As director, Nevsky seems stymied a bit by the first act, which is awkwardly edited. Maybe there were a couple hands too many in the process. But act two is refreshing and moves at a good pace. Cult actor Robert Davi is excellent as the beleaguered police chief who secretly welcomes Nevsky’s quick-on-the-trigger methodology. Kristanna Loken is engagingly competent in her role as his police sidekick who resents being retired from the case as the murders heat up. Best of all is a fascinating young actress named Oksana Sidorenko, who is introduced in this film. She has a form of delivery all her own, half bewildered, half-worried, and she’s just great. Hopefully those aren’t the only notes she can play, because if she has range, then she also has a ripe future ahead.

On display are the visual delights of Los Angeles.

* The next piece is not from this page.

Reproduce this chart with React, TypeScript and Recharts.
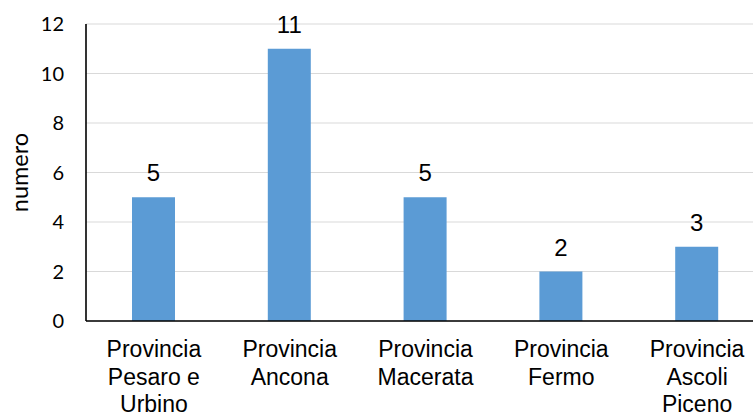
import { BarChart, Bar, XAxis, YAxis, CartesianGrid, LabelList } from "recharts";

const CATEGORIES = [
  "Provincia\nPesaro e\nUrbino",
  "Provincia\nAncona",
  "Provincia\nMacerata",
  "Provincia\nFermo",
  "Provincia\nAscoli\nPiceno",
];
const VALUES = [5, 11, 5, 2, 3];
const Y_TICKS = [0, 2, 4, 6, 8, 10, 12];

const DATA = CATEGORIES.map((name, i) => ({ name, numero: VALUES[i] }));

const ARIAL = "'Liberation Sans', Arial, sans-serif";
const CALIBRI = "Lato, 'Open Sans', sans-serif";

const CategoryTick = ({ x, y, payload }: any) => {
  const lines = String(payload.value).split("\n");
  return (
    <text x={x} y={y} textAnchor="middle" fill="#000" fontFamily={ARIAL} fontSize={23}>
      {lines.map((line, i) => (
        <tspan key={i} x={x} dy={i === 0 ? 36 : 27.5}>
          {line}
        </tspan>
      ))}
    </text>
  );
};

export default function App() {
  return (
    <div
      style={{
        position: "absolute",
        left: 0,
        top: 0,
        width: 753,
        height: 414,
        overflow: "hidden",
        background: "#fff",
      }}
    >
      <BarChart width={765} height={414} data={DATA} margin={{ top: 24, right: 0, left: 0, bottom: 0 }}>
        <CartesianGrid vertical={false} stroke="#d9d9d9" strokeWidth={1.2} />
        <XAxis
          dataKey="name"
          interval={0}
          height={93}
          tickLine={false}
          tickSize={0}
          tickMargin={0}
          axisLine={{ stroke: "#000", strokeWidth: 1.6 }}
          tick={<CategoryTick />}
        />
        <YAxis
          width={86}
          domain={[0, 12]}
          ticks={Y_TICKS}
          tickLine={false}
          tickSize={0}
          tickMargin={22}
          axisLine={{ stroke: "#000", strokeWidth: 1.6 }}
          tick={{ fill: "#000", fontSize: 20, fontFamily: CALIBRI }}
          label={{
            value: "numero",
            angle: -90,
            position: "insideLeft",
            offset: 20,
            fill: "#000",
            fontSize: 23.5,
            fontFamily: CALIBRI,
            style: { textAnchor: "middle" },
          }}
        />
        <Bar dataKey="numero" fill="#5b9bd5" barSize={43} isAnimationActive={false}>
          <LabelList
            dataKey="numero"
            position="top"
            offset={16}
            fill="#000"
            fontSize={24}
            fontFamily={ARIAL}
          />
        </Bar>
      </BarChart>
    </div>
  );
}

Whereas Seagal, Lundgren, Stallone and others of that ilk migrate to Romania to keep their budgets down, Nevsky came instead to LaLa Land, and makes the most of it.

The black rose of the title is kind of a Hitchcockian McGuffin. By the time we find out its significance, it has ceased to be important. And perhaps the reveal at the end is less than jaw-dropping. As filmmaker Bill (MANIAC – 1980) Lustig said recently, “You know, there are no great serial killers anymore. We had Son of Sam, Ted Bundy, The Hillside Strangler, Henry Lee Lucas, Wayne Williams, Jeffrey Dahmer, The Zodiac Killer and John Wayne Gacy. Who do you have today? Nobody. They don’t make serial killers like they used to.”